The hc4000's weakness is black levels, whether or not you will be bothered by the level of blacks it can do is an unknown.
The hc4000's strength is bright scenes and SPORTS, it is pretty much unmatched in regards to bright scene POP. I can attest to this having seen over 10 projectors now, and having owned around 6 (mostly recent models too, and some with MSRP's over $7k).
The hc4000 is (IMHO) FAR ahead in bright scene POP of every other projector I have tried anywhere near its price, except for a Sanyo z4000 (but the Sanyo isn't bright enough for most). The Mits still beats the Sanyo in bright scenes though, just not by that much. The Benq w1100/w1200 would be another choice that can give you more brigthness and should have the same level of POP as the Mits, but probably has even slightly worse black levels than the Mits. There really is no other projector anywhere near this price range that can do both things well, the closest thing would be the Epson 8700ub, but even the Epson might not be bright enough for you overall in its best mode.
The entire reason I have owned so many projectors, is I've been trying to find one that can do BOTH things well (dark and bright scenes). Don't get me wrong, it's not that other projectors don't look good on bright scenes, they just don't have the dimensionality and depth that the DLP - Dark Chip 3 has.
For me, dark scenes do not have much POP 90% of the time, I never thought of POP as being in dark scenes. Sure it does exist on some things (like space scenes, SCI FI), but really bright scene POP is usually what I find more engaging.
The Mits does not
look washed out as long as there is enough brightness to mix with the darkness, for instance, if you saw the FIRST episode of GAME OF THRONES, the opening sequence where the guy is running through the woods and finds the dead bodies with the little "horror" girl holding the head....

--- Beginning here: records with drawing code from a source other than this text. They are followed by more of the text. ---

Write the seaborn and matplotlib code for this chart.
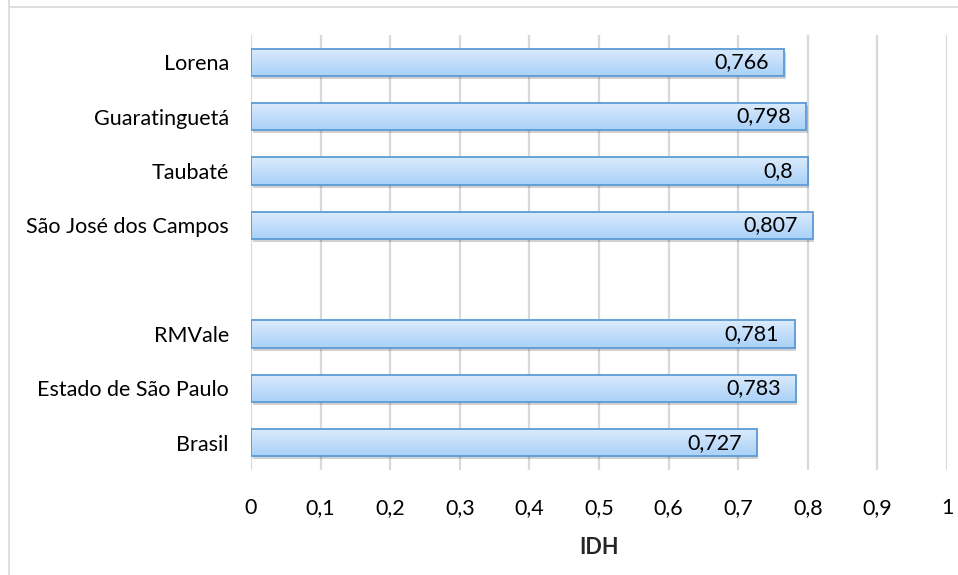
import numpy as np
import pandas as pd
import matplotlib
matplotlib.use("Agg")
import matplotlib.pyplot as plt
from matplotlib.patches import Rectangle
import matplotlib.transforms as mtransforms
import seaborn as sns

# IDH por localidade (municípios, região, estado e país)
locais = ["Lorena", "Guaratinguetá", "Taubaté", "São José dos Campos",
          "RMVale", "Estado de São Paulo", "Brasil"]
idh = [0.766, 0.798, 0.800, 0.807, 0.781, 0.783, 0.727]
rotulos = ["0,766", "0,798", "0,8", "0,807", "0,781", "0,783", "0,727"]
ticks = [0, 0.1, 0.2, 0.3, 0.4, 0.5, 0.6, 0.7, 0.8, 0.9, 1.0]
tick_labels = ["0", "0,1", "0,2", "0,3", "0,4", "0,5", "0,6", "0,7", "0,8", "0,9", "1"]

# ordem das categorias com uma linha vazia separando municípios e agregados
ordem = locais[:4] + [" "] + locais[4:]

sns.set_theme(style="white")
plt.rcParams["font.family"] = ["Lato", "DejaVu Sans"]
FS = 15.5

df = pd.DataFrame({"local": locais, "idh": idh})

fig = plt.figure(figsize=(9.58, 5.75), dpi=100)
ax = fig.add_axes([251 / 958, 1 - 470 / 575, (947 - 251) / 958, (470 - 35) / 575])

sns.barplot(data=df, y="local", x="idh", order=ordem, orient="h",
            color="#bcdcf9", edgecolor="#5b9bd5", linewidth=1.3,
            width=0.5, ax=ax, zorder=3)

ax.set_xlim(0, 1)
ax.set_xticks(ticks)
ax.set_xticklabels(tick_labels, fontsize=FS, color="#000000")
ax.tick_params(axis="x", length=0, pad=20)
ax.tick_params(axis="y", length=0, pad=16, labelsize=FS, labelcolor="#000000")
ax.xaxis.grid(True, color="#d9d9d9", linewidth=1.6, zorder=0)
ax.yaxis.grid(False)
for s in ax.spines.values():
    s.set_visible(False)
ax.set_ylabel("")
ax.set_xlabel("IDH", fontsize=FS, fontweight="bold", labelpad=14)

# gradiente vertical (claro em cima, mais escuro embaixo) e sombra em cada barra
grad = np.linspace(0, 1, 64).reshape(-1, 1)
cmap = matplotlib.colors.LinearSegmentedColormap.from_list(
    "g", ["#dcebfc", "#a9d1f8"])
shadow_off = mtransforms.offset_copy(ax.transData, fig=fig, x=1.5, y=-3, units="dots")
for p in list(ax.patches):
    w = p.get_width()
    if not np.isfinite(w) or w <= 0:
        continue
    x0, y0, h = p.get_x(), p.get_y(), p.get_height()
    sh = Rectangle((x0, y0), w, h, transform=shadow_off, facecolor="#000000",
                   alpha=0.18, edgecolor="none", zorder=2)
    ax.add_patch(sh)
    im = ax.imshow(grad, cmap=cmap, aspect="auto", origin="lower",
                   extent=(x0, x0 + w, y0, y0 + h), zorder=3.5,
                   interpolation="bicubic")
    im.set_clip_path(p)
    p.set_zorder(4)
    p.set_facecolor("none")

ax.set_xlim(0, 1)
ax.set_ylim(len(ordem) - 0.5, -0.5)

for i, nome in enumerate(locais):
    pos = ordem.index(nome)
    ax.annotate(rotulos[i], xy=(idh[i], pos), xytext=(-11, 0),
                textcoords="offset points", ha="right", va="center",
                fontsize=FS, color="#000000", zorder=6)

# moldura do gráfico
fig.add_artist(Rectangle((8.5 / 958, -0.1), 2, 2, transform=fig.transFigure,
                         fill=False, edgecolor="#d9d9d9", linewidth=1.2))
fig.add_artist(plt.Line2D([8.5 / 958, 1], [1 - 6.5 / 575, 1 - 6.5 / 575],
                          transform=fig.transFigure, color="#d9d9d9", linewidth=1.2))

fig.savefig("out.png", dpi=100)
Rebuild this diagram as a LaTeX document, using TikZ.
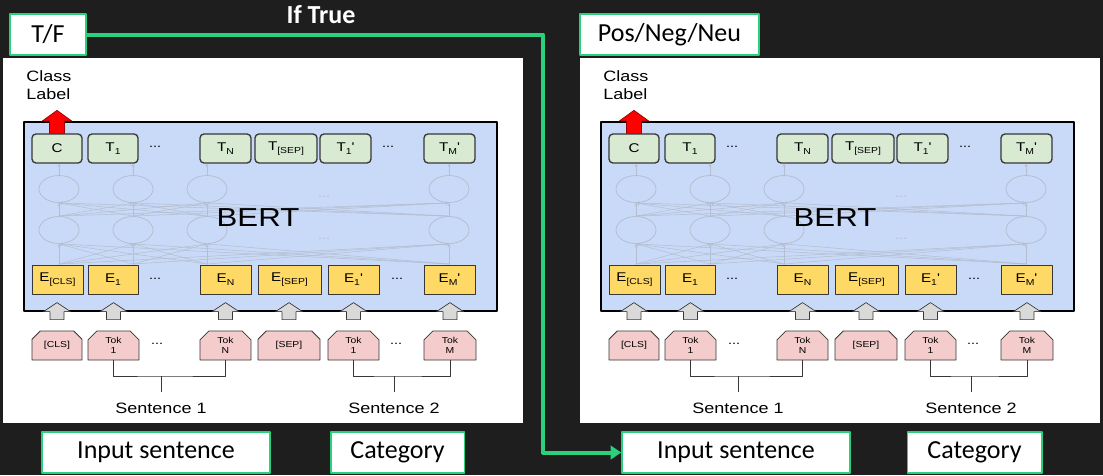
\documentclass[tikz,border=0pt]{standalone}
\usepackage{fontspec}
\setmainfont{Carlito}
\newfontfamily\bertfont[FakeStretch=1.2]{Liberation Sans}
\usetikzlibrary{positioning,calc,shapes.misc,shapes.geometric,arrows.meta}
\definecolor{bgdark}{RGB}{30,30,30}
\definecolor{linkgreen}{RGB}{42,208,124}
\definecolor{bertblue}{RGB}{201,218,248}
\definecolor{tfill}{RGB}{217,234,211}
\definecolor{efill}{RGB}{255,217,102}
\definecolor{tokfill}{RGB}{244,204,204}
\definecolor{netgray}{RGB}{180,190,208}
\definecolor{boxline}{RGB}{55,55,55}
\newcommand\bsub[1]{\raisebox{-0.4ex}{\fontsize{6.5}{7}\selectfont #1}}

\begin{document}
\begin{tikzpicture}[x=0.75pt, y=-0.75pt, line cap=round, line join=round]

% panel + box styles
\tikzset{
  panel/.style={fill=white, draw=none},
  bertbox/.style={fill=bertblue, draw=black, line width=1.5pt},
  tbox/.style={rounded corners=3pt, fill=tfill, draw=boxline, line width=1pt, minimum height=21.75pt, inner sep=0pt, font=\bertfont\fontsize{9.5}{10}\selectfont},
  ebox/.style={fill=efill, draw=boxline, line width=0.6pt, minimum height=21.75pt, inner sep=0pt, font=\bertfont\fontsize{9.5}{10}\selectfont},
  tokbox/.style={chamfered rectangle, chamfered rectangle corners={north west,north east}, chamfered rectangle xsep=3.5pt, fill=tokfill, draw=boxline, line width=0.6pt, minimum height=21.75pt, inner sep=0pt, align=center, font=\bertfont\fontsize{6.5}{7.5}\selectfont},
  dots/.style={font=\bertfont\fontsize{9}{9}\selectfont},
  faintdots/.style={dots, text=netgray},
  hid/.style={ellipse, draw=netgray, line width=0.6pt, minimum width=30pt, minimum height=20.25pt, inner sep=0pt},
  netarr/.style={draw=netgray, line width=0.4pt, -{Stealth[length=2.5pt,width=2.2pt]}},
  garrow/.style={fill=black!15, draw=boxline, line width=0.5pt},
  redarrow/.style={fill=red, draw=red!60!black, line width=0.5pt},
  brk/.style={draw=boxline, line width=0.6pt, line cap=butt},
  bertlab/.style={font=\bertfont\fontsize{19.5}{19.5}\selectfont},
  smalllab/.style={font=\bertfont\fontsize{11.25}{14}\selectfont, align=left, inner sep=0pt},
  greenbox/.style={fill=white, draw=linkgreen, line width=1pt, minimum height=30.75pt, inner sep=0pt, font=\fontsize{19.5}{22}\selectfont},
  link/.style={draw=linkgreen, line width=3pt, line cap=butt, -{Triangle[length=8pt,width=10pt]}},
}

\useasboundingbox (0,0) rectangle (1103,475);
\fill[bgdark] (0,0) rectangle (1103,475);

% the two BERT panels
\foreach \p/\dx in {L/0, R/577}{
\begin{scope}[shift={(\dx,0)}]
  \fill[panel] (3,58) rectangle (523,423);
  \draw[bertbox] (24,122) rectangle (497,311);
  \node[smalllab, anchor=west] (\p-class) at (26,85) {Class\\Label};

  % hidden layers
  \foreach \i/\x in {1/59, 2/133, 3/207, 4/449}{
    \node[hid] (\p-up\i) at (\x,189) {};
    \node[hid] (\p-lo\i) at (\x,230) {};
    \coordinate (\p-in\i) at (\x,264);
  }
  \node[faintdots] (\p-fd1) at (324,197) {...};
  \node[faintdots] (\p-fd2) at (324,239) {...};

  % output row
  \foreach \nm/\x/\bw/\lab in {C/57/50/C, T1/113/50/{T\bsub{1}}, TN/225.5/51/{T\bsub{N}},
      Tsep/286/62/{T\bsub{[SEP]}}, T1p/345.5/51/{T\bsub{1}'}, TMp/449.5/51/{T\bsub{M}'}}
    \node[tbox, minimum width=\bw*0.75pt] (\p-\nm) at (\x,148.5) {\lab};
  \node[dots] (\p-tdots1) at (155,147) {...};
  \node[dots] (\p-tdots2) at (388,147) {...};

  % embedding row
  \foreach \nm/\x/\bw/\lab in {Ecls/57.5/51/{E\bsub{[CLS]}}, E1/113/50/{E\bsub{1}}, EN/225.5/51/{E\bsub{N}},
      Esep/289.5/63/{E\bsub{[SEP]}}, E1p/353.5/51/{E\bsub{1}'}, EMp/449.5/51/{E\bsub{M}'}}
    \node[ebox, minimum width=\bw*0.75pt] (\p-\nm) at (\x,279.5) {\lab};
  \node[dots] (\p-edots1) at (155,279) {...};
  \node[dots] (\p-edots2) at (397,279) {...};

  % token row
  \foreach \nm/\x/\bw/\lab in {cls/57/50/{[CLS]}, tok1/113.5/51/{Tok\\1}, tokN/225.5/51/{Tok\\N},
      sep/289/62/{[SEP]}, tok1p/353.5/51/{Tok\\1}, tokM/450/52/{Tok\\M}}
    \node[tokbox, minimum width=\bw*0.75pt] (\p-\nm) at (\x,345.5) {\lab};
  \node[dots] (\p-kdots1) at (157,344) {...};
  \node[dots] (\p-kdots2) at (396,344) {...};

  % connections between layers
  \foreach \i in {1,...,4}{
    \foreach \j in {1,...,4}{
      \draw[netarr] (\p-lo\i.north) -- (\p-up\j.south);
      \draw[netarr] (\p-in\i) -- (\p-lo\j.south);
    }
    \draw[netarr] (\p-up\i.north) -- (\p-up\i.north |- \p-C.south);
  }
  \node[bertlab] (\p-bert) at (258,218) {BERT};

  % block arrows into the embeddings
  \foreach \nm in {cls,tok1,tokN,sep,tok1p,tokM}
    \filldraw[garrow] ($(\p-\nm.north)+(-7,-11)$) -- ++(0,-8) -- ++(-6.5,0) -- ++(13.5,-9)
      -- ++(13.5,9) -- ++(-6.5,0) -- ++(0,8) -- cycle;
  \filldraw[redarrow] ($(\p-C.north)+(-7.5,0)$) -- ++(0,-12.5) -- ++(-7,0) -- ++(14.5,-10.5)
    -- ++(14.5,10.5) -- ++(-7,0) -- ++(0,12.5) -- cycle;

  % sentence brackets
  \coordinate (\p-s1) at (161,376);
  \coordinate (\p-s2) at (394,376);
  \draw[brk] (\p-tok1.south) |- (\p-s1) -| (\p-tokN.south);
  \draw[brk] (\p-s1) -- ++(0,16);
  \draw[brk] (\p-tok1p.south) |- (\p-s2) -| (\p-tokM.south);
  \draw[brk] (\p-s2) -- ++(0,16);
  \node[smalllab] (\p-sen1) at (161,408) {Sentence 1};
  \node[smalllab] (\p-sen2) at (394,408) {Sentence 2};
\end{scope}
}

% task boxes
\node[greenbox, minimum width=57pt] (tf) at (48,34.5) {T/F};
\node[greenbox, minimum width=134.25pt] (pnn) at (669.5,34.5) {Pos/Neg/Neu};
\node[greenbox, minimum width=171pt] (inL) at (156,452.5) {Input sentence};
\node[greenbox, minimum width=100pt] (catL) at (397.5,452.5) {Category};
\node[greenbox, minimum width=171pt] (inR) at (736,452.5) {Input sentence};
\node[greenbox, minimum width=101pt] (catR) at (974.5,452.5) {Category};
\node[text=white, font=\bfseries\fontsize{19.5}{22}\selectfont] (iftrue) at (321,15) {If True};

% link from the first task to the second
\coordinate (bend) at (543,34.5);
\draw[link] (tf.east) -- (bend) |- (inR.west);

\end{tikzpicture}
\end{document}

In that sequence, the Mits does fairly well, even though it is dark overall, there are enough bright scenes (the snow he is running on for instance), where the Mits keeps up fine.
However, go to a space scene or a darker scene with minimal lighting, and it is very apparent that the Mits hc4000 will give a tad bit of a washed out look. It's not terrible by any means, but it's just not this projector's strength.
The next projector to look at would be the Epson 8700ub, it will do very very well in dark scenes, but you do lose a bit of that DLP POP. Another one is the Sanyo z4000, same thing as the Epson although it's not quite as dark as the Epson. Neither the 8700ub or the z4000 are that bright in a best mode (with the Epson being the brighter of the two, and quite a lot brighter in a NON-BEST mode).
So you really are pretty much stuck with the Mits hc4000 if you want maximum bright-scene POP, unless you want to move up to an Infocus sp8602 (a $3k machine).
There is also the Benq w6000, it does handle darker scenes much better, but it is heavily reliant on the IRIS, and accoridng
to Cine4's measurements, the native contrast of the Benq is no match for Mits's DC3. Although not sure how accurate that measurement was (most of their measurements are accurate though).